* [Required task]:
Write out the records word for word, with no pictures.

[Stored items from a collection]
........

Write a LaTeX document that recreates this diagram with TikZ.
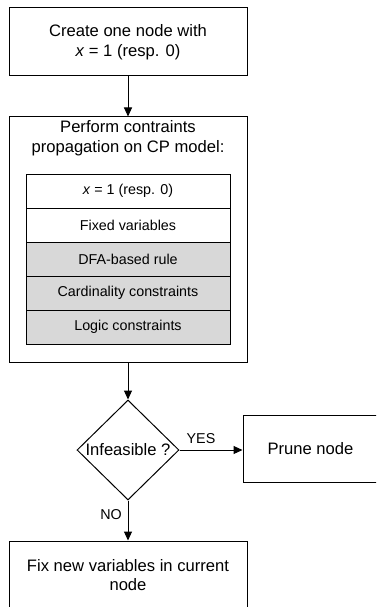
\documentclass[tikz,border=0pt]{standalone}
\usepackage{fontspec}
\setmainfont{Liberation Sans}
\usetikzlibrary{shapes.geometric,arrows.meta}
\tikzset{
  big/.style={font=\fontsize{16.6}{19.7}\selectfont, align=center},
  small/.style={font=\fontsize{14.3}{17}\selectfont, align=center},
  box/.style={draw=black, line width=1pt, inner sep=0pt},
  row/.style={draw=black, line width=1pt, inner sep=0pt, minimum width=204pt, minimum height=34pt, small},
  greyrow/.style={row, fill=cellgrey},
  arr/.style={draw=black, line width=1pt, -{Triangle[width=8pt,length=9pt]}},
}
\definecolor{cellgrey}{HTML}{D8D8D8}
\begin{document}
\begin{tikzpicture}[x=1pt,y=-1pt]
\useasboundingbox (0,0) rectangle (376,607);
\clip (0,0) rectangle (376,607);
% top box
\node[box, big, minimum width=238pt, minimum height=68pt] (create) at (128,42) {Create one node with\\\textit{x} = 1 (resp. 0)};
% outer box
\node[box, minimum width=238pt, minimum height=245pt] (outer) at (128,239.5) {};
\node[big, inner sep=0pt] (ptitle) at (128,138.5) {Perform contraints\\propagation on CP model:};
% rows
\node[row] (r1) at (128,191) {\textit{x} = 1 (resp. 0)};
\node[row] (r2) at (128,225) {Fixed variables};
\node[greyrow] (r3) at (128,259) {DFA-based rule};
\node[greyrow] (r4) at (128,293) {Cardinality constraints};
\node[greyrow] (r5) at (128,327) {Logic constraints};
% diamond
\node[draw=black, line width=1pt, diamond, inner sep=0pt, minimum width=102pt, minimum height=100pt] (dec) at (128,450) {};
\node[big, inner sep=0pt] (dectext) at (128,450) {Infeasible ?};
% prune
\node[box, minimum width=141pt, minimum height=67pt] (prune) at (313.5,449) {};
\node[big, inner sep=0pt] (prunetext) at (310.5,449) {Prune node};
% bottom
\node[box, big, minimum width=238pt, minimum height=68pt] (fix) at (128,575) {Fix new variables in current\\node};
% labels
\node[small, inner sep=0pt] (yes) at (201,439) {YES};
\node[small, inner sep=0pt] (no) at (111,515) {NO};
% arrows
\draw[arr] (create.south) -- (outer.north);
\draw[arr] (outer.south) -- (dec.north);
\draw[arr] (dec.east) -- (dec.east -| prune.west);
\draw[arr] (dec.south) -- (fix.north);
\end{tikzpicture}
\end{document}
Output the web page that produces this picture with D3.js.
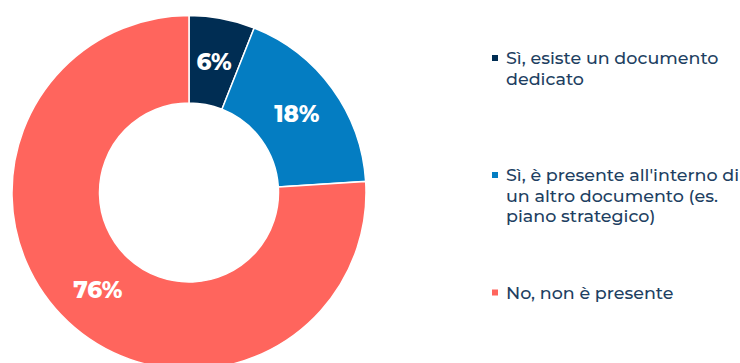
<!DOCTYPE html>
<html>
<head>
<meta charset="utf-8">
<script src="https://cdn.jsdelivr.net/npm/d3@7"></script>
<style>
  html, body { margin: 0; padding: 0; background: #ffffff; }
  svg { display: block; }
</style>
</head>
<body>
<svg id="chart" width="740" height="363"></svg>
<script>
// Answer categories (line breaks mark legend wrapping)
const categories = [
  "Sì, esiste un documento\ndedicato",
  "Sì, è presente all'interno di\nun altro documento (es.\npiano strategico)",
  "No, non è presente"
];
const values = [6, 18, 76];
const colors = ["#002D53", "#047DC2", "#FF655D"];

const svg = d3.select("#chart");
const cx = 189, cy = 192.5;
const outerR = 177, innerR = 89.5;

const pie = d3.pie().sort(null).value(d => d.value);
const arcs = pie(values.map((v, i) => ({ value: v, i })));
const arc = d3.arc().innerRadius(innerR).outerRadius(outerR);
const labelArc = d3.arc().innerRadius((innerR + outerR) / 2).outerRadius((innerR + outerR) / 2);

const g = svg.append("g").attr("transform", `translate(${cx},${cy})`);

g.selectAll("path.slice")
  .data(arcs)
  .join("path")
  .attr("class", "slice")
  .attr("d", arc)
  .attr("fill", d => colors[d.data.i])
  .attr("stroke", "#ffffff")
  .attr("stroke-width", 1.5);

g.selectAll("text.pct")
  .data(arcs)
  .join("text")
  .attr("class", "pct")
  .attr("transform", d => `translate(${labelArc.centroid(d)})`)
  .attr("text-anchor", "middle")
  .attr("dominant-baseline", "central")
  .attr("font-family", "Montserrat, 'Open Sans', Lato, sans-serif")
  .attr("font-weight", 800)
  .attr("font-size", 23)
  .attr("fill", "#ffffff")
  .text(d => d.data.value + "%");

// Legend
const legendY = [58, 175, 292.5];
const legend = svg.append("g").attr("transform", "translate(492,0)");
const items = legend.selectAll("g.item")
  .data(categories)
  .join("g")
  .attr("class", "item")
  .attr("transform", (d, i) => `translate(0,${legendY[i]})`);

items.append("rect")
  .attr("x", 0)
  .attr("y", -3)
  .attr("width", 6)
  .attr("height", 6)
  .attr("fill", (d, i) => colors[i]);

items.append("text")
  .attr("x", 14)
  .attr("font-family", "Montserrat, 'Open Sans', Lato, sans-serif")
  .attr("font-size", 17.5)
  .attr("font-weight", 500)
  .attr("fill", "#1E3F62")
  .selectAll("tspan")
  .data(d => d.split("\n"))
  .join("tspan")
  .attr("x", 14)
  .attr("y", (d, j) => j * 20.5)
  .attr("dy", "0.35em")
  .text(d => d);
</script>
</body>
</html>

........

* [Correct response]:
Write a LaTeX document that recreates this diagram with TikZ.
\documentclass[tikz,border=0pt]{standalone}
\usepackage{fontspec}
\setmainfont{Liberation Sans}
\usetikzlibrary{shapes.geometric,arrows.meta}
\tikzset{
  big/.style={font=\fontsize{16.6}{19.7}\selectfont, align=center},
  small/.style={font=\fontsize{14.3}{17}\selectfont, align=center},
  box/.style={draw=black, line width=1pt, inner sep=0pt},
  row/.style={draw=black, line width=1pt, inner sep=0pt, minimum width=204pt, minimum height=34pt, small},
  greyrow/.style={row, fill=cellgrey},
  arr/.style={draw=black, line width=1pt, -{Triangle[width=8pt,length=9pt]}},
}
\definecolor{cellgrey}{HTML}{D8D8D8}
\begin{document}
\begin{tikzpicture}[x=1pt,y=-1pt]
\useasboundingbox (0,0) rectangle (376,607);
\clip (0,0) rectangle (376,607);
% top box
\node[box, big, minimum width=238pt, minimum height=68pt] (create) at (128,42) {Create one node with\\\textit{x} = 1 (resp. 0)};
% outer box
\node[box, minimum width=238pt, minimum height=245pt] (outer) at (128,239.5) {};
\node[big, inner sep=0pt] (ptitle) at (128,138.5) {Perform contraints\\propagation on CP model:};
% rows
\node[row] (r1) at (128,191) {\textit{x} = 1 (resp. 0)};
\node[row] (r2) at (128,225) {Fixed variables};
\node[greyrow] (r3) at (128,259) {DFA-based rule};
\node[greyrow] (r4) at (128,293) {Cardinality constraints};
\node[greyrow] (r5) at (128,327) {Logic constraints};
% diamond
\node[draw=black, line width=1pt, diamond, inner sep=0pt, minimum width=102pt, minimum height=100pt] (dec) at (128,450) {};
\node[big, inner sep=0pt] (dectext) at (128,450) {Infeasible ?};
% prune
\node[box, minimum width=141pt, minimum height=67pt] (prune) at (313.5,449) {};
\node[big, inner sep=0pt] (prunetext) at (310.5,449) {Prune node};
% bottom
\node[box, big, minimum width=238pt, minimum height=68pt] (fix) at (128,575) {Fix new variables in current\\node};
% labels
\node[small, inner sep=0pt] (yes) at (201,439) {YES};
\node[small, inner sep=0pt] (no) at (111,515) {NO};
% arrows
\draw[arr] (create.south) -- (outer.north);
\draw[arr] (outer.south) -- (dec.north);
\draw[arr] (dec.east) -- (dec.east -| prune.west);
\draw[arr] (dec.south) -- (fix.north);
\end{tikzpicture}
\end{document}
Output the web page that produces this picture with D3.js.
<!DOCTYPE html>
<html>
<head>
<meta charset="utf-8">
<script src="https://cdn.jsdelivr.net/npm/d3@7"></script>
<style>
  html, body { margin: 0; padding: 0; background: #ffffff; }
  svg { display: block; }
</style>
</head>
<body>
<svg id="chart" width="740" height="363"></svg>
<script>
// Answer categories (line breaks mark legend wrapping)
const categories = [
  "Sì, esiste un documento\ndedicato",
  "Sì, è presente all'interno di\nun altro documento (es.\npiano strategico)",
  "No, non è presente"
];
const values = [6, 18, 76];
const colors = ["#002D53", "#047DC2", "#FF655D"];

const svg = d3.select("#chart");
const cx = 189, cy = 192.5;
const outerR = 177, innerR = 89.5;

const pie = d3.pie().sort(null).value(d => d.value);
const arcs = pie(values.map((v, i) => ({ value: v, i })));
const arc = d3.arc().innerRadius(innerR).outerRadius(outerR);
const labelArc = d3.arc().innerRadius((innerR + outerR) / 2).outerRadius((innerR + outerR) / 2);

const g = svg.append("g").attr("transform", `translate(${cx},${cy})`);

g.selectAll("path.slice")
  .data(arcs)
  .join("path")
  .attr("class", "slice")
  .attr("d", arc)
  .attr("fill", d => colors[d.data.i])
  .attr("stroke", "#ffffff")
  .attr("stroke-width", 1.5);

g.selectAll("text.pct")
  .data(arcs)
  .join("text")
  .attr("class", "pct")
  .attr("transform", d => `translate(${labelArc.centroid(d)})`)
  .attr("text-anchor", "middle")
  .attr("dominant-baseline", "central")
  .attr("font-family", "Montserrat, 'Open Sans', Lato, sans-serif")
  .attr("font-weight", 800)
  .attr("font-size", 23)
  .attr("fill", "#ffffff")
  .text(d => d.data.value + "%");

// Legend
const legendY = [58, 175, 292.5];
const legend = svg.append("g").attr("transform", "translate(492,0)");
const items = legend.selectAll("g.item")
  .data(categories)
  .join("g")
  .attr("class", "item")
  .attr("transform", (d, i) => `translate(0,${legendY[i]})`);

items.append("rect")
  .attr("x", 0)
  .attr("y", -3)
  .attr("width", 6)
  .attr("height", 6)
  .attr("fill", (d, i) => colors[i]);

items.append("text")
  .attr("x", 14)
  .attr("font-family", "Montserrat, 'Open Sans', Lato, sans-serif")
  .attr("font-size", 17.5)
  .attr("font-weight", 500)
  .attr("fill", "#1E3F62")
  .selectAll("tspan")
  .data(d => d.split("\n"))
  .join("tspan")
  .attr("x", 14)
  .attr("y", (d, j) => j * 20.5)
  .attr("dy", "0.35em")
  .text(d => d);
</script>
</body>
</html>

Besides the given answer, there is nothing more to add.